§ **WHAT IS NEEDED**:
Write out each line exactly as given. Leave the pictures out of your copy.

§ **GIVEN MATERIAL**:
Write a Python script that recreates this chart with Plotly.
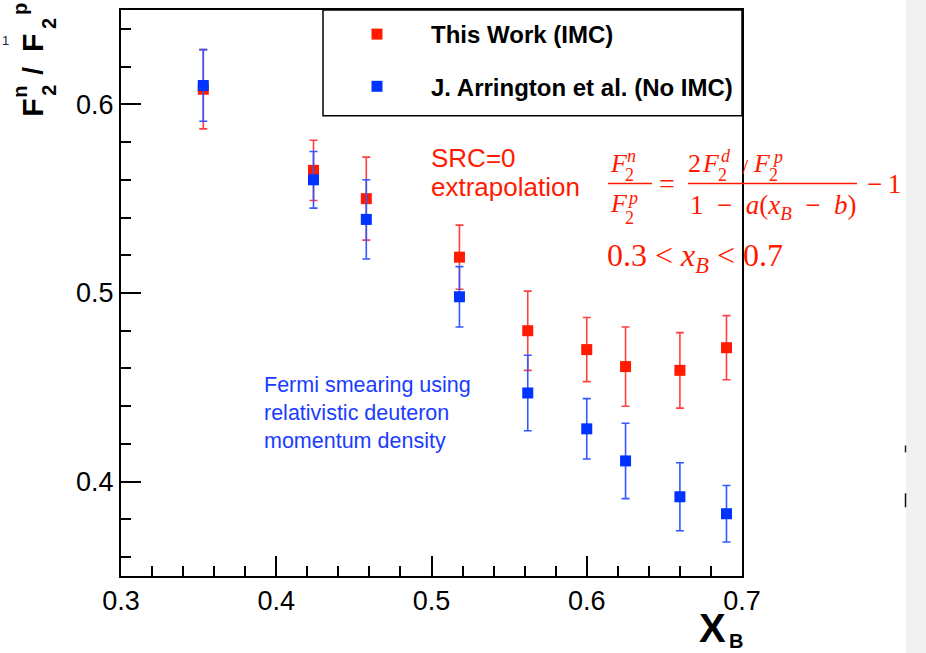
import plotly.graph_objects as go

# ---------------- data ----------------
x_vals = [0.353, 0.424, 0.458, 0.518, 0.562, 0.600, 0.625, 0.660, 0.690]
y_imc = [0.608, 0.565, 0.550, 0.519, 0.480, 0.470, 0.461, 0.459, 0.471]
err_imc = [0.021, 0.016, 0.022, 0.017, 0.021, 0.017, 0.021, 0.020, 0.017]
y_noimc = [0.610, 0.560, 0.539, 0.498, 0.447, 0.428, 0.411, 0.392, 0.383]
err_noimc = [0.019, 0.015, 0.021, 0.016, 0.020, 0.016, 0.020, 0.018, 0.015]
name_imc = "This Work (IMC)"
name_noimc = "J. Arrington et al. (No IMC)"
x_range = [0.3, 0.7]
y_range = [0.35, 0.65]

RED = "#ff1a00"
BLUE = "#0033ff"
SANS = "Liberation Sans, Arial, sans-serif"
SERIF = "Liberation Serif, Times New Roman, serif"

W, H = 926, 653
L, R, T, B = 121, 742, 8, 576


def px(x):
    return (x - L) / (R - L)


def py(y):
    return (B - y) / (B - T)


fig = go.Figure()
fig.add_trace(go.Scatter(
    x=x_vals, y=y_imc, mode="markers", name=name_imc, legendgroup="a",
    marker=dict(symbol="square", size=11, color=RED),
    error_y=dict(type="data", array=err_imc, color="#ff4040", thickness=1.6, width=4),
))
fig.add_trace(go.Scatter(
    x=x_vals, y=y_noimc, mode="markers", name=name_noimc, legendgroup="b",
    marker=dict(symbol="square", size=11, color=BLUE),
    error_y=dict(type="data", array=err_noimc, color="#3358ff", thickness=1.6, width=4),
))

axis_common = dict(
    showgrid=False, zeroline=False, showline=True, mirror=True,
    linecolor="black", linewidth=2, ticks="inside", ticklen=20, tickwidth=1.5,
    tickcolor="black", tickfont=dict(family=SANS, size=27, color="black"),
    dtick=0.1,
)
fig.update_xaxes(range=x_range, tick0=0.3, tickformat=".1f",
                 minor=dict(ticks="inside", ticklen=10, tickwidth=1.5, tickcolor="black", dtick=0.02, tick0=0.3),
                 **axis_common)
fig.update_yaxes(range=y_range, tick0=0.0, tickformat=".1f",
                 minor=dict(ticks="inside", ticklen=10, tickwidth=1.5, tickcolor="black", dtick=0.02, tick0=0.0),
                 **axis_common)

anns = []


def ann(text, x, y, size, color="black", family=SANS, xanchor="center", yanchor="middle", angle=0):
    anns.append(dict(text=text, x=px(x), y=py(y), xref="paper", yref="paper", showarrow=False,
                     xanchor=xanchor, yanchor=yanchor, textangle=angle,
                     font=dict(family=family, size=size, color=color)))


# y title (rotated, stacked sub/sup)
ann("<b>F</b>", 33, 106, 30, angle=-90)
ann("<b>2</b>", 49, 89, 20, angle=-90)
ann("<b>n</b>", 20, 90, 20, angle=-90)
ann("<b>/</b>", 33, 69, 28, angle=-90)
ann("<b>F</b>", 33, 41, 30, angle=-90)
ann("<b>2</b>", 49, 22, 20, angle=-90)
ann("<b>p</b>", 20, 7, 20, angle=-90)

# x title
ann("<b>X</b>", 712, 628, 40)
ann("<b>B</b>", 736, 641, 20)

# red annotation text
ann("SRC=0", 429, 157, 26, RED, xanchor="left")
ann("extrapolation", 429, 186, 26, RED, xanchor="left")

# formula
ann("<i>F</i>", 608, 162, 26, RED, SERIF, xanchor="left")
ann("<i>n</i>", 625, 155, 18, RED, SERIF, xanchor="left")
ann("2", 623, 174, 18, RED, SERIF, xanchor="left")
ann("<i>F</i>", 608, 202, 26, RED, SERIF, xanchor="left")
ann("<i>p</i>", 625, 197, 18, RED, SERIF, xanchor="left")
ann("2", 623, 217, 18, RED, SERIF, xanchor="left")
ann("=", 667, 182, 28, RED, SERIF)
ann("2", 686, 162, 26, RED, SERIF, xanchor="left")
ann("<i>F</i>", 700, 162, 26, RED, SERIF, xanchor="left")
ann("<i>d</i>", 719, 155, 18, RED, SERIF, xanchor="left")
ann("2", 716, 174, 18, RED, SERIF, xanchor="left")
ann("/", 745, 165, 22, RED, SERIF)
ann("<i>F</i>", 751, 162, 26, RED, SERIF, xanchor="left")
ann("<i>p</i>", 770, 156, 18, RED, SERIF, xanchor="left")
ann("2", 767, 174, 18, RED, SERIF, xanchor="left")
ann("1\u2002\u2212\u2002<i>a</i>(<i>x</i><sub><i>B</i></sub>\u2002\u2212\u2002<i>b</i>)", 773, 206, 27, RED, SERIF)
ann("\u2212\u20091", 884, 183, 27, RED, SERIF)
ann("0.3 &lt; <i>x</i><sub><i>B</i></sub> &lt; 0.7", 605, 256, 32, RED, SERIF, xanchor="left")

# blue annotation
BLUE_T = "#1a3cff"
ann("Fermi smearing using", 262, 384, 21.5, BLUE_T, xanchor="left")
ann("relativistic deuteron", 262, 412, 21.5, BLUE_T, xanchor="left")
ann("momentum density", 262, 441, 21.5, BLUE_T, xanchor="left")

# stray page artifact
ann("1", 0, 39, 13, "#222244", xanchor="left")

shapes = [
    # legend box
    dict(type="rect", xref="paper", yref="paper", x0=px(323), x1=px(742), y0=py(114), y1=py(8),
         line=dict(color="black", width=1.5)),
    # fraction bars
    dict(type="line", xref="paper", yref="paper", x0=px(608), x1=px(652), y0=py(182), y1=py(182),
         line=dict(color=RED, width=1.5)),
    dict(type="line", xref="paper", yref="paper", x0=px(688), x1=px(857), y0=py(182), y1=py(182),
         line=dict(color=RED, width=1.5)),
    # right-hand grey page strip
    dict(type="rect", xref="paper", yref="paper", x0=px(906), x1=px(930), y0=py(660), y1=py(-5),
         line=dict(width=0), fillcolor="#f1f1f1", layer="below"),
    dict(type="line", xref="paper", yref="paper", x0=px(905.5), x1=px(905.5), y0=py(445), y1=py(452),
         line=dict(color="#222", width=1.5)),
    dict(type="line", xref="paper", yref="paper", x0=px(905.5), x1=px(905.5), y0=py(493), y1=py(507),
         line=dict(color="#111", width=1.5)),
]

fig.update_layout(
    width=W, height=H,
    margin=dict(l=L, r=W - R, t=T, b=H - B),
    paper_bgcolor="white", plot_bgcolor="white",
    showlegend=True,
    legend=dict(x=px(323), xanchor="left", y=py(10), yanchor="top",
                bgcolor="rgba(0,0,0,0)", borderwidth=0, tracegroupgap=18,
                traceorder="grouped", itemwidth=98,
                font=dict(family=SANS, size=24, color="black", weight="bold")),
    annotations=anns, shapes=shapes,
)

fig.write_html("out.html")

§ **WRITTEN REPLY**:
Write a Python script that recreates this chart with Plotly.
import plotly.graph_objects as go

# ---------------- data ----------------
x_vals = [0.353, 0.424, 0.458, 0.518, 0.562, 0.600, 0.625, 0.660, 0.690]
y_imc = [0.608, 0.565, 0.550, 0.519, 0.480, 0.470, 0.461, 0.459, 0.471]
err_imc = [0.021, 0.016, 0.022, 0.017, 0.021, 0.017, 0.021, 0.020, 0.017]
y_noimc = [0.610, 0.560, 0.539, 0.498, 0.447, 0.428, 0.411, 0.392, 0.383]
err_noimc = [0.019, 0.015, 0.021, 0.016, 0.020, 0.016, 0.020, 0.018, 0.015]
name_imc = "This Work (IMC)"
name_noimc = "J. Arrington et al. (No IMC)"
x_range = [0.3, 0.7]
y_range = [0.35, 0.65]

RED = "#ff1a00"
BLUE = "#0033ff"
SANS = "Liberation Sans, Arial, sans-serif"
SERIF = "Liberation Serif, Times New Roman, serif"

W, H = 926, 653
L, R, T, B = 121, 742, 8, 576


def px(x):
    return (x - L) / (R - L)


def py(y):
    return (B - y) / (B - T)


fig = go.Figure()
fig.add_trace(go.Scatter(
    x=x_vals, y=y_imc, mode="markers", name=name_imc, legendgroup="a",
    marker=dict(symbol="square", size=11, color=RED),
    error_y=dict(type="data", array=err_imc, color="#ff4040", thickness=1.6, width=4),
))
fig.add_trace(go.Scatter(
    x=x_vals, y=y_noimc, mode="markers", name=name_noimc, legendgroup="b",
    marker=dict(symbol="square", size=11, color=BLUE),
    error_y=dict(type="data", array=err_noimc, color="#3358ff", thickness=1.6, width=4),
))

axis_common = dict(
    showgrid=False, zeroline=False, showline=True, mirror=True,
    linecolor="black", linewidth=2, ticks="inside", ticklen=20, tickwidth=1.5,
    tickcolor="black", tickfont=dict(family=SANS, size=27, color="black"),
    dtick=0.1,
)
fig.update_xaxes(range=x_range, tick0=0.3, tickformat=".1f",
                 minor=dict(ticks="inside", ticklen=10, tickwidth=1.5, tickcolor="black", dtick=0.02, tick0=0.3),
                 **axis_common)
fig.update_yaxes(range=y_range, tick0=0.0, tickformat=".1f",
                 minor=dict(ticks="inside", ticklen=10, tickwidth=1.5, tickcolor="black", dtick=0.02, tick0=0.0),
                 **axis_common)

anns = []


def ann(text, x, y, size, color="black", family=SANS, xanchor="center", yanchor="middle", angle=0):
    anns.append(dict(text=text, x=px(x), y=py(y), xref="paper", yref="paper", showarrow=False,
                     xanchor=xanchor, yanchor=yanchor, textangle=angle,
                     font=dict(family=family, size=size, color=color)))


# y title (rotated, stacked sub/sup)
ann("<b>F</b>", 33, 106, 30, angle=-90)
ann("<b>2</b>", 49, 89, 20, angle=-90)
ann("<b>n</b>", 20, 90, 20, angle=-90)
ann("<b>/</b>", 33, 69, 28, angle=-90)
ann("<b>F</b>", 33, 41, 30, angle=-90)
ann("<b>2</b>", 49, 22, 20, angle=-90)
ann("<b>p</b>", 20, 7, 20, angle=-90)

# x title
ann("<b>X</b>", 712, 628, 40)
ann("<b>B</b>", 736, 641, 20)

# red annotation text
ann("SRC=0", 429, 157, 26, RED, xanchor="left")
ann("extrapolation", 429, 186, 26, RED, xanchor="left")

# formula
ann("<i>F</i>", 608, 162, 26, RED, SERIF, xanchor="left")
ann("<i>n</i>", 625, 155, 18, RED, SERIF, xanchor="left")
ann("2", 623, 174, 18, RED, SERIF, xanchor="left")
ann("<i>F</i>", 608, 202, 26, RED, SERIF, xanchor="left")
ann("<i>p</i>", 625, 197, 18, RED, SERIF, xanchor="left")
ann("2", 623, 217, 18, RED, SERIF, xanchor="left")
ann("=", 667, 182, 28, RED, SERIF)
ann("2", 686, 162, 26, RED, SERIF, xanchor="left")
ann("<i>F</i>", 700, 162, 26, RED, SERIF, xanchor="left")
ann("<i>d</i>", 719, 155, 18, RED, SERIF, xanchor="left")
ann("2", 716, 174, 18, RED, SERIF, xanchor="left")
ann("/", 745, 165, 22, RED, SERIF)
ann("<i>F</i>", 751, 162, 26, RED, SERIF, xanchor="left")
ann("<i>p</i>", 770, 156, 18, RED, SERIF, xanchor="left")
ann("2", 767, 174, 18, RED, SERIF, xanchor="left")
ann("1\u2002\u2212\u2002<i>a</i>(<i>x</i><sub><i>B</i></sub>\u2002\u2212\u2002<i>b</i>)", 773, 206, 27, RED, SERIF)
ann("\u2212\u20091", 884, 183, 27, RED, SERIF)
ann("0.3 &lt; <i>x</i><sub><i>B</i></sub> &lt; 0.7", 605, 256, 32, RED, SERIF, xanchor="left")

# blue annotation
BLUE_T = "#1a3cff"
ann("Fermi smearing using", 262, 384, 21.5, BLUE_T, xanchor="left")
ann("relativistic deuteron", 262, 412, 21.5, BLUE_T, xanchor="left")
ann("momentum density", 262, 441, 21.5, BLUE_T, xanchor="left")

# stray page artifact
ann("1", 0, 39, 13, "#222244", xanchor="left")

shapes = [
    # legend box
    dict(type="rect", xref="paper", yref="paper", x0=px(323), x1=px(742), y0=py(114), y1=py(8),
         line=dict(color="black", width=1.5)),
    # fraction bars
    dict(type="line", xref="paper", yref="paper", x0=px(608), x1=px(652), y0=py(182), y1=py(182),
         line=dict(color=RED, width=1.5)),
    dict(type="line", xref="paper", yref="paper", x0=px(688), x1=px(857), y0=py(182), y1=py(182),
         line=dict(color=RED, width=1.5)),
    # right-hand grey page strip
    dict(type="rect", xref="paper", yref="paper", x0=px(906), x1=px(930), y0=py(660), y1=py(-5),
         line=dict(width=0), fillcolor="#f1f1f1", layer="below"),
    dict(type="line", xref="paper", yref="paper", x0=px(905.5), x1=px(905.5), y0=py(445), y1=py(452),
         line=dict(color="#222", width=1.5)),
    dict(type="line", xref="paper", yref="paper", x0=px(905.5), x1=px(905.5), y0=py(493), y1=py(507),
         line=dict(color="#111", width=1.5)),
]

fig.update_layout(
    width=W, height=H,
    margin=dict(l=L, r=W - R, t=T, b=H - B),
    paper_bgcolor="white", plot_bgcolor="white",
    showlegend=True,
    legend=dict(x=px(323), xanchor="left", y=py(10), yanchor="top",
                bgcolor="rgba(0,0,0,0)", borderwidth=0, tracegroupgap=18,
                traceorder="grouped", itemwidth=98,
                font=dict(family=SANS, size=24, color="black", weight="bold")),
    annotations=anns, shapes=shapes,
)

fig.write_html("out.html")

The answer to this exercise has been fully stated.